►

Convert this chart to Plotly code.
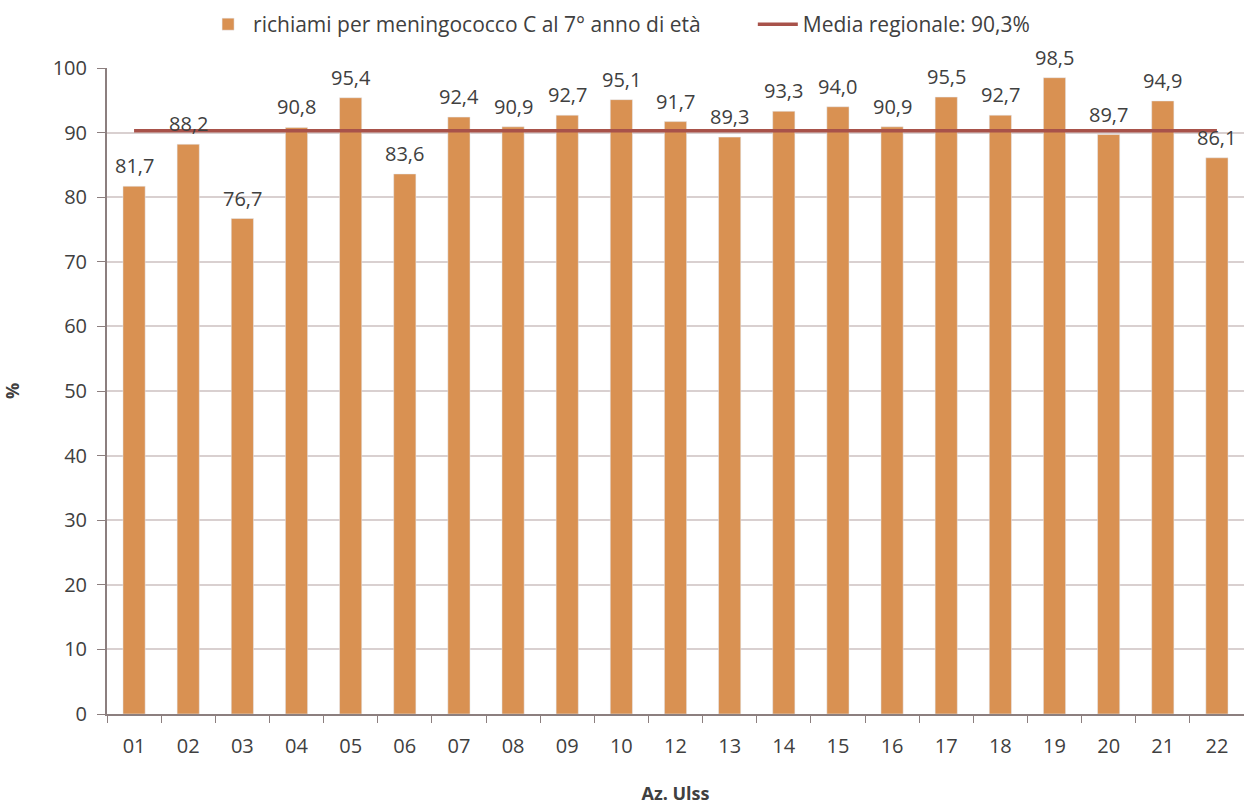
import plotly.graph_objects as go

# Copertura richiami meningococco C per Azienda Ulss
ulss = ["01", "02", "03", "04", "05", "06", "07", "08", "09", "10", "12",
        "13", "14", "15", "16", "17", "18", "19", "20", "21", "22"]
copertura = [81.7, 88.2, 76.7, 90.8, 95.4, 83.6, 92.4, 90.9, 92.7, 95.1, 91.7,
             89.3, 93.3, 94.0, 90.9, 95.5, 92.7, 98.5, 89.7, 94.9, 86.1]
media_regionale = 90.3
y_ticks = [0, 10, 20, 30, 40, 50, 60, 70, 80, 90, 100]

FONT = "Open Sans"
TEXT_COL = "#404040"
FS = 20

labels = [f"{v:.1f}".replace(".", ",") for v in copertura]

fig = go.Figure()
fig.add_trace(go.Bar(
    x=ulss, y=copertura,
    name="richiami per meningococco C al 7° anno di età",
    marker=dict(color="#D99152"),
    legend="legend",
))
fig.add_trace(go.Scatter(
    x=ulss, y=[media_regionale] * len(ulss),
    name=f"Media regionale: {media_regionale:.1f}%".replace(".", ","),
    mode="lines", line=dict(color="#A8524A", width=3.5),
    legend="legend2",
))

# Etichette dei valori sopra le barre (x = indice della categoria)
for i, (val, txt) in enumerate(zip(copertura, labels)):
    fig.add_annotation(x=i, y=val, xref="x", yref="y", text=txt, showarrow=False,
                       yanchor="bottom", yshift=5,
                       font=dict(family=FONT, size=FS, color=TEXT_COL))

legend_style = dict(orientation="h", xanchor="left", y=0.995, yanchor="top",
                    yref="container", font=dict(size=21, color=TEXT_COL),
                    itemwidth=40, bgcolor="rgba(0,0,0,0)")

fig.update_layout(
    width=1244, height=805,
    margin=dict(l=107, r=0, t=68, b=91),
    paper_bgcolor="white", plot_bgcolor="white",
    bargap=0.59,
    font=dict(family=FONT, size=FS, color=TEXT_COL),
    legend=dict(x=0.0845, **legend_style),
    legend2=dict(x=0.568, **legend_style),
    showlegend=True,
)
fig.update_xaxes(
    type="category", categoryorder="array", categoryarray=ulss,
    range=[-0.5, len(ulss) - 0.5],
    showline=True, linecolor="#8C7F7F", linewidth=2,
    ticks="outside", tickson="boundaries", ticklen=7, tickcolor="#8C7F7F",
    ticklabelstandoff=13,
    title=dict(text="<b>Az. Ulss</b>", font=dict(size=18, color=TEXT_COL), standoff=32),
)
fig.update_yaxes(
    range=[0, 100], tickvals=y_ticks, showline=True, linecolor="#8C7F7F", linewidth=2,
    ticks="outside", ticklen=8, tickcolor="#8C7F7F",
    showgrid=True, gridcolor="#D9D0D0", gridwidth=1.5, zeroline=False,
    ticklabelstandoff=6,
    title=dict(text="<b>%</b>", font=dict(size=18, color=TEXT_COL), standoff=30),
)

fig.write_html("out.html")
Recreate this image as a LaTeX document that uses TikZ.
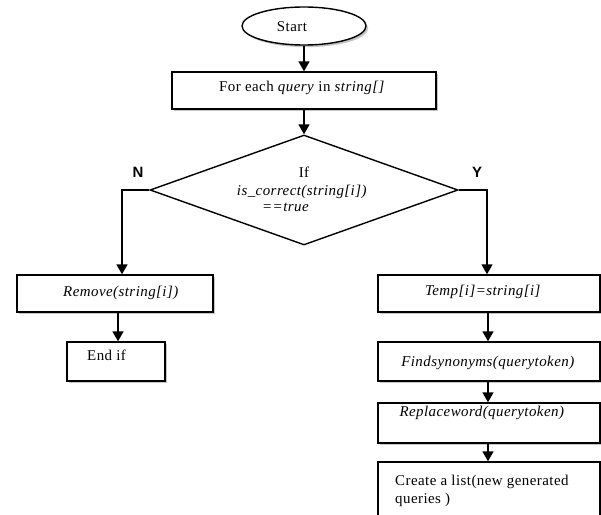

◄

Written task:
From the material above, reproduce everything verbatim except the pictures.

Answer to this exercise:
Convert this chart to Plotly code.
import plotly.graph_objects as go

# Copertura richiami meningococco C per Azienda Ulss
ulss = ["01", "02", "03", "04", "05", "06", "07", "08", "09", "10", "12",
        "13", "14", "15", "16", "17", "18", "19", "20", "21", "22"]
copertura = [81.7, 88.2, 76.7, 90.8, 95.4, 83.6, 92.4, 90.9, 92.7, 95.1, 91.7,
             89.3, 93.3, 94.0, 90.9, 95.5, 92.7, 98.5, 89.7, 94.9, 86.1]
media_regionale = 90.3
y_ticks = [0, 10, 20, 30, 40, 50, 60, 70, 80, 90, 100]

FONT = "Open Sans"
TEXT_COL = "#404040"
FS = 20

labels = [f"{v:.1f}".replace(".", ",") for v in copertura]

fig = go.Figure()
fig.add_trace(go.Bar(
    x=ulss, y=copertura,
    name="richiami per meningococco C al 7° anno di età",
    marker=dict(color="#D99152"),
    legend="legend",
))
fig.add_trace(go.Scatter(
    x=ulss, y=[media_regionale] * len(ulss),
    name=f"Media regionale: {media_regionale:.1f}%".replace(".", ","),
    mode="lines", line=dict(color="#A8524A", width=3.5),
    legend="legend2",
))

# Etichette dei valori sopra le barre (x = indice della categoria)
for i, (val, txt) in enumerate(zip(copertura, labels)):
    fig.add_annotation(x=i, y=val, xref="x", yref="y", text=txt, showarrow=False,
                       yanchor="bottom", yshift=5,
                       font=dict(family=FONT, size=FS, color=TEXT_COL))

legend_style = dict(orientation="h", xanchor="left", y=0.995, yanchor="top",
                    yref="container", font=dict(size=21, color=TEXT_COL),
                    itemwidth=40, bgcolor="rgba(0,0,0,0)")

fig.update_layout(
    width=1244, height=805,
    margin=dict(l=107, r=0, t=68, b=91),
    paper_bgcolor="white", plot_bgcolor="white",
    bargap=0.59,
    font=dict(family=FONT, size=FS, color=TEXT_COL),
    legend=dict(x=0.0845, **legend_style),
    legend2=dict(x=0.568, **legend_style),
    showlegend=True,
)
fig.update_xaxes(
    type="category", categoryorder="array", categoryarray=ulss,
    range=[-0.5, len(ulss) - 0.5],
    showline=True, linecolor="#8C7F7F", linewidth=2,
    ticks="outside", tickson="boundaries", ticklen=7, tickcolor="#8C7F7F",
    ticklabelstandoff=13,
    title=dict(text="<b>Az. Ulss</b>", font=dict(size=18, color=TEXT_COL), standoff=32),
)
fig.update_yaxes(
    range=[0, 100], tickvals=y_ticks, showline=True, linecolor="#8C7F7F", linewidth=2,
    ticks="outside", ticklen=8, tickcolor="#8C7F7F",
    showgrid=True, gridcolor="#D9D0D0", gridwidth=1.5, zeroline=False,
    ticklabelstandoff=6,
    title=dict(text="<b>%</b>", font=dict(size=18, color=TEXT_COL), standoff=30),
)

fig.write_html("out.html")
Recreate this image as a LaTeX document that uses TikZ.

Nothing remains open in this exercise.